Although most potters prefer firing their pottery at least twice, it is entirely possible to skip this process and use single firing. In this case, glazing is done on the surface greenware (Bone Dry). Potters that mostly use this method are pros that make their own glazes to be compatible with a single fire. It’s essential to note that not all glazes can work with a single firing. Most commercial glazes are designed for a bisque fire first. With a single fire, the organic material did not burn off the clay yet, leaving room for error when firing.
The single firing technique uses Glazes that have a higher clay content. You’ll need to experiment to find the glaze recipe that works best for you.
Single firing presents a challenge in that it’s much easier for you to make a mistake. You’re more likely to encounter problems such as crawling and pin-holing during the glazing process. However, some potters have mastered this art. It is possible to achieve excellent ceramic decoration even when using a single firing. This is great because you use less energy, and it’s more cost-efficient to fire once.
Benefits of double firing
So, what benefits does double firing present, and why should you opt for it?
- It ensures carbonaceous compounds are burned in the first firing so that they don’t affect the glazes, which ensures a better final result.
- It becomes easier to apply glazes after the bisque firing since the ceramic is not as fragile.
- You can easily correct a mistake you made while glazing.
- It is a better choice for potters who prefer decorative techniques like ‘glaze removal.’ For example, you can wipe off the high spots of a textured glaze.
Benefits of single firing
Although single firing presents a challenge when decorating, it does offer several benefits as well.
- It is less tedious since the process is more straightforward and will consume less time.
- Unlike double firing, you’ll only need to fire up your kiln once.
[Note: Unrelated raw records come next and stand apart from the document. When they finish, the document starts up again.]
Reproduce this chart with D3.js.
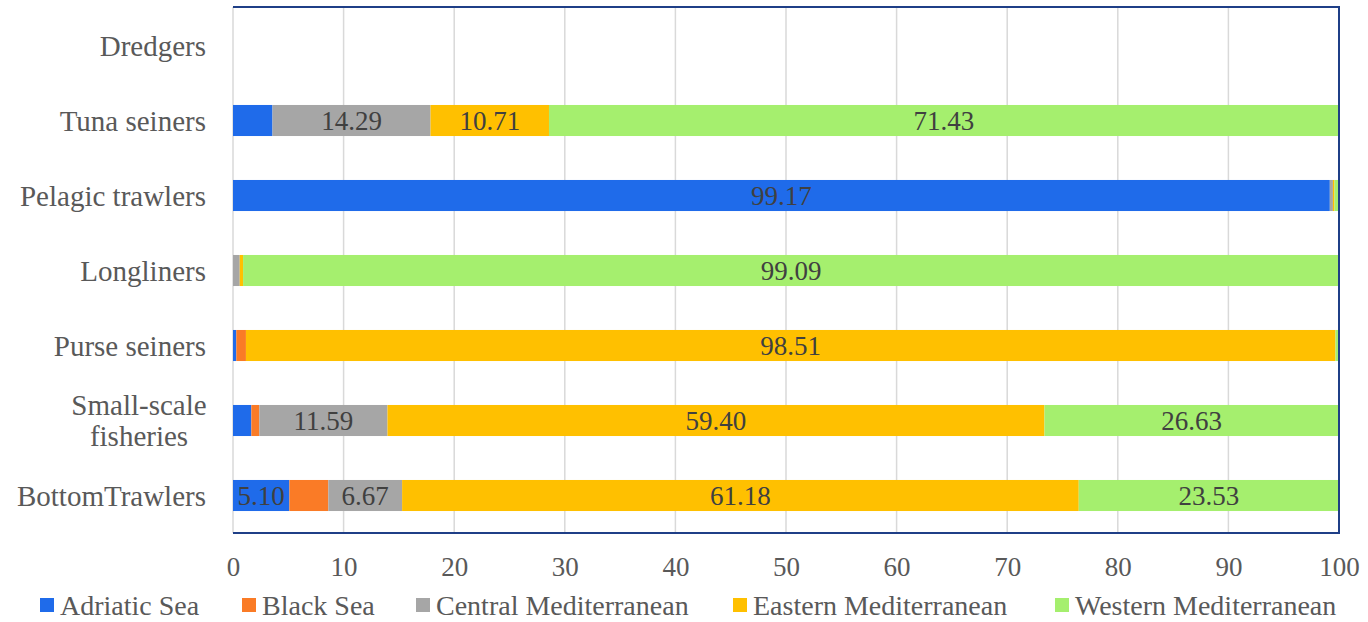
<!DOCTYPE html>
<html>
<head>
<meta charset="utf-8">
<script src="https://cdn.jsdelivr.net/npm/d3@7"></script>
<style>
  html, body { margin: 0; padding: 0; background: #fff; }
  svg { display: block; }
</style>
</head>
<body>
<svg id="chart" width="1368" height="622" font-family="Liberation Serif, Times New Roman, serif"></svg>
<script>
// ---- data ----
const categories = ["Dredgers", "Tuna seiners", "Pelagic trawlers", "Longliners", "Purse seiners", "Small-scale fisheries", "BottomTrawlers"];
const seriesNames = ["Adriatic Sea", "Black Sea", "Central Mediterranean", "Eastern Mediterranean", "Western Mediterranean"];
const adriatic = [0, 3.57, 99.17, 0, 0.30, 1.66, 5.10];
const blackSea = [0, 0, 0, 0, 0.87, 0.72, 3.52];
const central = [0, 14.29, 0.28, 0.61, 0, 11.59, 6.67];
const eastern = [0, 10.71, 0.14, 0.30, 98.51, 59.40, 61.18];
const western = [0, 71.43, 0.41, 99.09, 0.32, 26.63, 23.53];
const xTicks = [0, 10, 20, 30, 40, 50, 60, 70, 80, 90, 100];
const colors = ["#1F6BEA", "#FA7B26", "#A6A6A6", "#FFC000", "#A5EF6E"];

const FONT = "'Liberation Serif', 'Times New Roman', serif";
const seriesValues = [adriatic, blackSea, central, eastern, western];
const rows = categories.map((c, i) => {
  const r = { cat: c };
  seriesNames.forEach((s, j) => r[s] = seriesValues[j][i]);
  return r;
});

const svg = d3.select("#chart");
const pLeft = 233, pRight = 1339, pTop = 8, pBottom = 533;

const x = d3.scaleLinear().domain([0, 100]).range([pLeft, pRight]);
const y = d3.scaleBand().domain(categories).range([pTop, pBottom]).paddingInner(0.586).paddingOuter(0.293);
const color = d3.scaleOrdinal().domain(seriesNames).range(colors);

// gridlines
svg.append("g").selectAll("line").data(xTicks).join("line")
  .attr("x1", d => x(d)).attr("x2", d => x(d))
  .attr("y1", pTop - 1).attr("y2", pBottom)
  .attr("stroke", "#D9D9D9").attr("stroke-width", 1.5);

// stacked bars
const stack = d3.stack().keys(seriesNames)(rows);
const layers = svg.append("g").selectAll("g").data(stack).join("g")
  .attr("fill", d => color(d.key));
layers.selectAll("rect").data(d => d.map(v => ({ v, key: d.key })))
  .join("rect")
  .attr("x", d => x(d.v[0]))
  .attr("width", d => Math.max(0, x(d.v[1]) - x(d.v[0])))
  .attr("y", d => y(d.v.data.cat))
  .attr("height", y.bandwidth());

// data labels
const labels = [];
stack.forEach(layer => layer.forEach(v => {
  const val = v[1] - v[0];
  if (val >= 5) labels.push({ v, val });
}));
svg.append("g").selectAll("text").data(labels).join("text")
  .attr("x", d => x((d.v[0] + d.v[1]) / 2))
  .attr("y", d => y(d.v.data.cat) + y.bandwidth() / 2)
  .attr("dy", "0.35em")
  .attr("text-anchor", "middle")
  .attr("font-family", FONT)
  .attr("font-size", 27)
  .attr("fill", "#404040")
  .text(d => d.val.toFixed(2));

// plot border (top, right, bottom)
svg.append("path")
  .attr("d", `M${pLeft},${pTop - 1}H${pRight}V${pBottom}H${pLeft}`)
  .attr("fill", "none").attr("stroke", "#1F3F87").attr("stroke-width", 2);

// x axis tick labels
const xAxis = d3.axisBottom(x).tickValues(xTicks).tickSize(0).tickPadding(0).tickFormat(d3.format("d"));
const gx = svg.append("g").attr("transform", `translate(0,${pBottom + 24})`).call(xAxis)
  .attr("font-family", FONT);
gx.select(".domain").remove();
gx.selectAll("text").attr("font-size", 27).attr("fill", "#595959")
  .attr("font-family", FONT);

// y category labels
const gy = svg.append("g").attr("font-family", FONT);
categories.forEach(c => {
  const cy = y(c) + y.bandwidth() / 2;
  if (c === "Small-scale fisheries") {
    const t = gy.append("text").attr("text-anchor", "middle").attr("font-size", 29).attr("fill", "#595959");
    t.append("tspan").attr("x", 139).attr("y", cy - 15.5).attr("dy", "0.35em").text("Small-scale");
    t.append("tspan").attr("x", 139).attr("y", cy + 15.5).attr("dy", "0.35em").text("fisheries");
  } else {
    gy.append("text").attr("x", 206).attr("y", cy).attr("dy", "0.35em")
      .attr("text-anchor", "end").attr("font-size", 29).attr("fill", "#595959").text(c);
  }
});

// legend
const legendX = [40, 242, 416, 733, 1055];
const lg = svg.append("g").attr("font-family", FONT).selectAll("g").data(seriesNames).join("g")
  .attr("transform", (d, i) => `translate(${legendX[i]},605)`);
lg.append("rect").attr("x", 0).attr("y", -7).attr("width", 14).attr("height", 14).attr("fill", d => color(d));
lg.append("text").attr("x", 20).attr("y", 0).attr("dy", "0.35em").attr("font-size", 28)
  .attr("fill", "#595959").text(d => d);
</script>
</body>
</html>
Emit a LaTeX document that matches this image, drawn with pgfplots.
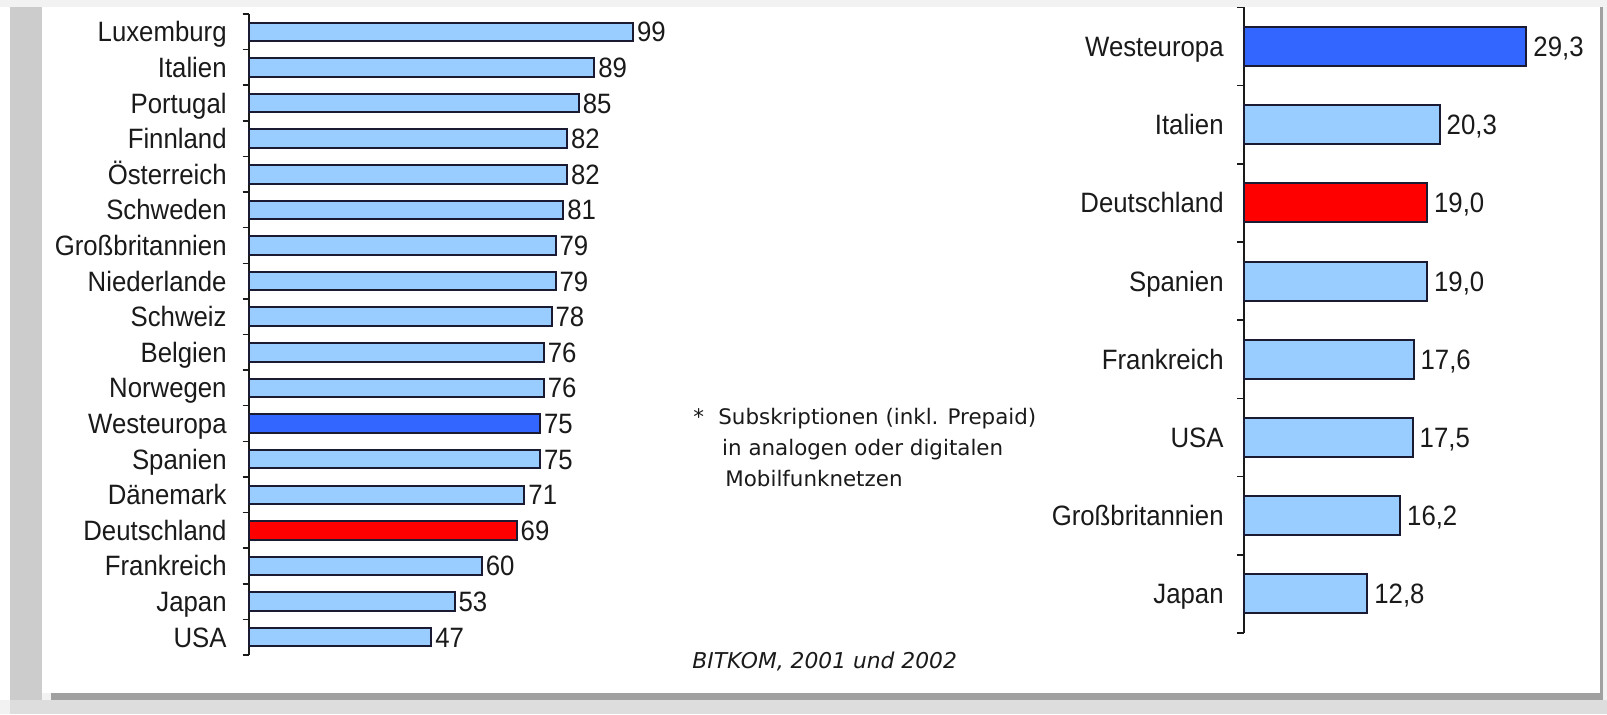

Therefore, you end up using less power to decorate your pottery.
- When using underglaze, you don’t risk having the decorative pattern change after firing. The underglaze remains the same after firing.
You can glaze your pottery before, or after firing, depending on the technique you’re going for. Single firing consumes less time and power but needs a bit of expertise.
If you’re just getting started with pottery decorating, I recommend using the double firing method. Sure, it will take up more of your time and energy. However, it presents a more straightforward method of decorating your pieces and makes it easier for you to correct any glazing mistakes.